こちらは「サシグサ」。葉は先の尖ったスマートな形をしています。キク科の植物ですが、キク科の草は食べられるものがとても多いです。
奄美では年中見ることができ、道端でもよく見かけます。白い花びらのかわいい花を咲かせ、茎や葉だけでなく花も食べられますよ。
サシグサは生で食べると少し苦味があるので、火を通して食べるのがおすすめ。栄養価が高く、カルシウムやビタミンA、鉄分やケイ素などが非常に多く含まれているようです。
こちらは「オニタビラコ」、キク科の植物です。生の状態だと苦味を感じて、少しクセがあります。草の個性を楽しむなら生で食べてもOKですが、一度熱を加えたほうがおいしく食べられますよ。炒め物や天ぷらなどにもおすすめです。
ツボクサやサシグサと比べると葉っぱが大きめなので、収穫した満足感が得やすい草です。
他にも、バンシロウやパパイヤといった木の新芽も食べられます。とってもおいしいので、お庭にそれらの木がある方はぜひ新緑の季節をお楽しみに!
食べておいしいエディブルフラワー
この鮮やかな色の花は奄美のあちこちで見かけますね!そう、「ハイビスカス」です。
オクラと同じアオイ科に属する植物で、花びらや葉っぱを噛んでみると少しねばねば感があります。調理すると花の形がくたっと崩れてしまうので、生のまま料理に添えるのがおすすめ。食べる時は真ん中の花粉がついている部分は手でちぎって、花や葉を食べるとよりおいしいです。
「月桃」はショウガ科の植物。ハーブティーにして楽しむ人も多いと思いますが、月桃の花もおいしく食べられます。料理してもいいですが、これも花の形が崩れるので生で食べるのがおすすめ。
花からも月桃のほんのり甘くて爽やかないい香りがふわ~っと漂ってきて、噛むと口いっぱいに月桃の香りが広がります!これはたまらない…。幸せを感じる味です。
ピンク色の花が小さすぎてピントが合っていないのですが、こちらの「ベニバナボロギク」も食べられるお花です。葉や茎も食べられます。
同じく食べられるスミレの花と一緒に料理に添えると、ピンクパープルの色合いがとっても華やかに彩ってくれます。
こちらは「ツルソバ」。タデ科の植物で、白くてつぶつぶとした花を咲かせます。
生で食べるとえぐみがありますが、茹でて和え物にしたり、天ぷらにするととてもおいしいです。個性的でかわいい花の部分を料理に添えても映えますね。
野草はどうやって食べるの?
わたしの個人的な感想ですが、野草や花を食べると、なんだか身体が元気になる気がします。野草を通して、大地のパワーやエネルギーを受け取っているからでしょうか?

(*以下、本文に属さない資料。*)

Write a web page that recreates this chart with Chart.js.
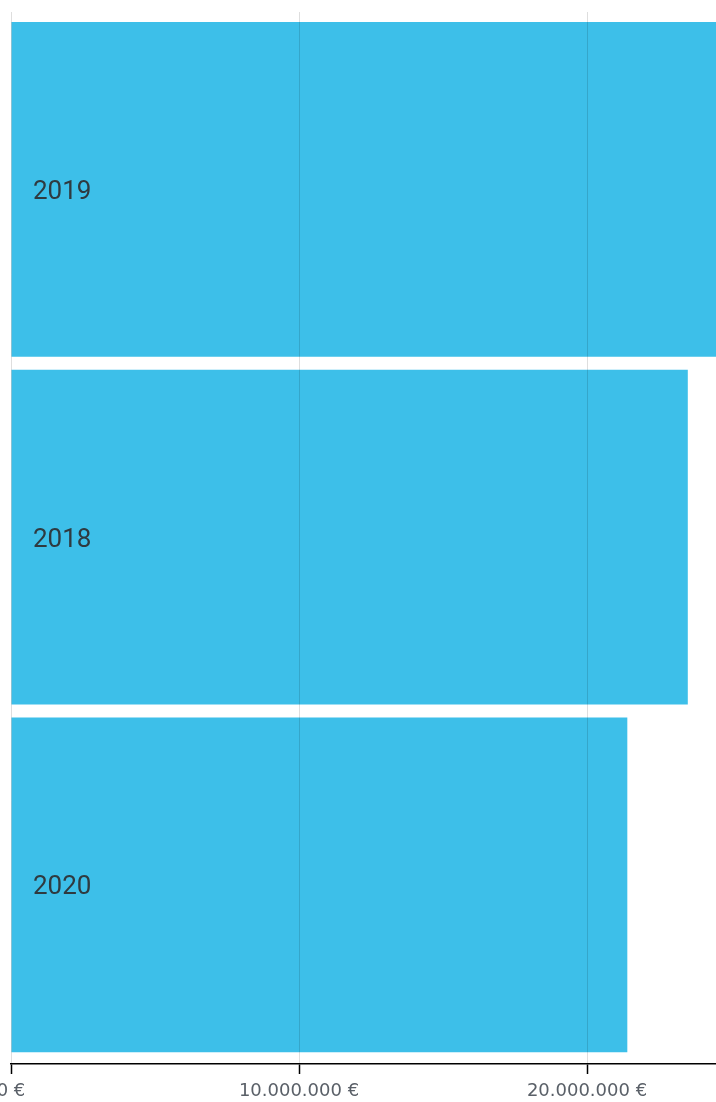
<!DOCTYPE html>
<html>
<head>
<meta charset="utf-8">
<script src="https://cdn.jsdelivr.net/npm/chart.js@4.4.1/dist/chart.umd.min.js"></script>
<style>
  html, body { margin: 0; padding: 0; background: #fff; overflow: hidden; width: 716px; height: 1102px; }
  #wrap { position: absolute; left: -49px; top: 0; width: 1004px; height: 1102px; }
</style>
</head>
<body>
<div id="wrap"><canvas id="c" width="1004" height="1102"></canvas></div>
<script>
// Data
const categories = ['2019', '2018', '2020'];
const values = [25500000, 23500000, 21400000];
const tickValues = [0, 10000000, 20000000, 30000000];

function euro(v) {
  return String(Math.round(v)).replace(/\B(?=(\d{3})+(?!\d))/g, '.') + ' €';
}

const ctx = document.getElementById('c').getContext('2d');
new Chart(ctx, {
  type: 'bar',
  data: {
    datasets: [{
      data: values.map((v, i) => ({ x: v, y: i })),
      backgroundColor: '#3DBFE9',
      borderWidth: 0,
      barPercentage: 0.963,
      categoryPercentage: 1
    }]
  },
  options: {
    indexAxis: 'y',
    responsive: false,
    animation: false,
    layout: { padding: { left: 0, right: 80, top: 12, bottom: 0 } },
    plugins: { legend: { display: false }, tooltip: { enabled: false } },
    scales: {
      x: {
        type: 'linear',
        position: 'bottom',
        min: 0,
        max: 30000000,
        afterBuildTicks: (s) => { s.ticks = tickValues.map(v => ({ value: v })); },
        afterFit: (s) => { s.height = 38; },
        grid: {
          z: 1,
          color: 'rgba(0,0,0,0.13)',
          lineWidth: 1,
          tickColor: '#000',
          tickLength: 10,
          tickWidth: 1.5
        },
        border: { display: true, color: '#000', width: 1.5, z: 1 },
        ticks: {
          z: 1,
          color: '#5a6068',
          font: { family: 'DejaVu Sans', size: 18 },
          padding: 7,
          maxRotation: 0,
          autoSkip: false,
          callback: (v) => euro(v)
        }
      },
      y: {
        type: 'linear',
        position: 'left',
        reverse: true,
        offset: false,
        min: -0.51,
        max: 2.515,
        afterBuildTicks: (s) => { s.ticks = categories.map((c, i) => ({ value: i })); },
        afterFit: (s) => { s.width = 60; s.paddingTop = 0; s.paddingBottom = 0; },
        grid: { display: false, offset: false },
        border: { display: false },
        ticks: {
          z: 2,
          mirror: true,
          padding: 22,
          labelOffset: 3,
          color: '#2f3a40',
          font: { family: 'Roboto', size: 26 },
          autoSkip: false,
          callback: (v) => categories[v] !== undefined ? categories[v] : ''
        }
      }
    }
  }
});
</script>
</body>
</html>
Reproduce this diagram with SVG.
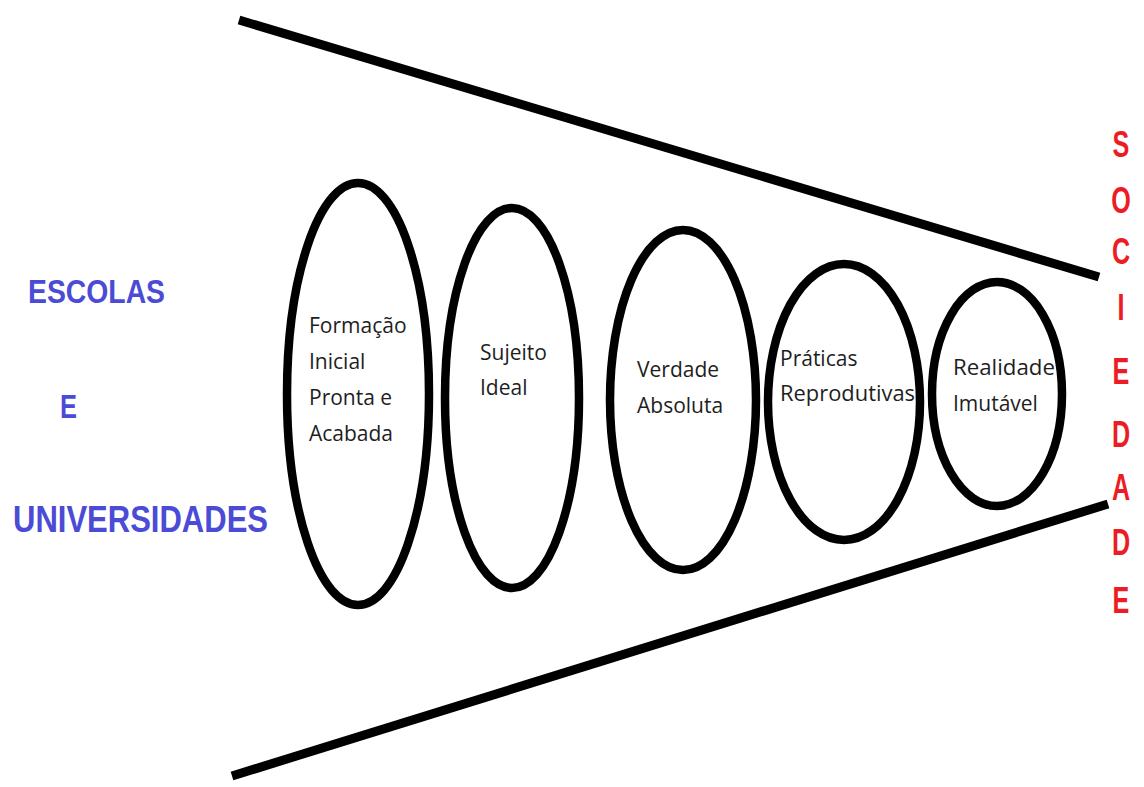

せっかくの野草や花ですから、よりおいしく食べたいですよね!手軽に食べられる調理法のアイデアをご紹介します。もちろんこれ以外にも、おひたしや煮びたし、パスタの具材など、色んな食べ方があるので、ぜひチャレンジしてみてください!
生のままでもおいしい野草はサラダに
苦味やえぐみが少ない野草や花は、生のままでサラダにすると繊細な味わいまでしっかり楽しむことができます。せっかくなら、ドレッシングも市販のものではなく、オリーブオイルと塩、お好きなハーブやスパイス、レモンなどを使って手づくりしてみては?おいしいと感じればよし!おいしくなくても経験になる!?というくらいの気持ちで、色々と混ぜ合わせてドレッシング作りも楽しんでみてください。
お粥に入れて草の味わいを楽しむ
苦味がある草は火を通すと食べやすくなります。シンプルにお粥に草を入れた「草粥」で、素材の味を楽しんでみてください。お味噌やお漬物、ごはんに合うおかずと一緒に楽しめば、飽きずに最後まで完食してしまいます。写真のように花を飾る場合は、食べる直前にお粥の上に乗せると見た目も美しくなりますよ。
味噌汁の具や炒め物などにもgood
味噌汁に入れたり、炒め物にしたり、茹でて和え物にするのも野草のおいしい食べ方です。味付けはいつもよりちょっと薄味にして、今食べてるのは何の草だっけ?と話しながら食べるのも楽しい時間になりますよ。
奄美に自生しているおいしい野草や花。注意点は、草むらの中まで摘みに行くとハブがいる可能性もあるので気を付けることと、集落内などでは許可を取って草を摘むことです。野草や花は、奄美の自然からの恵。おいしく楽しく、ルールを守っていただきましょう!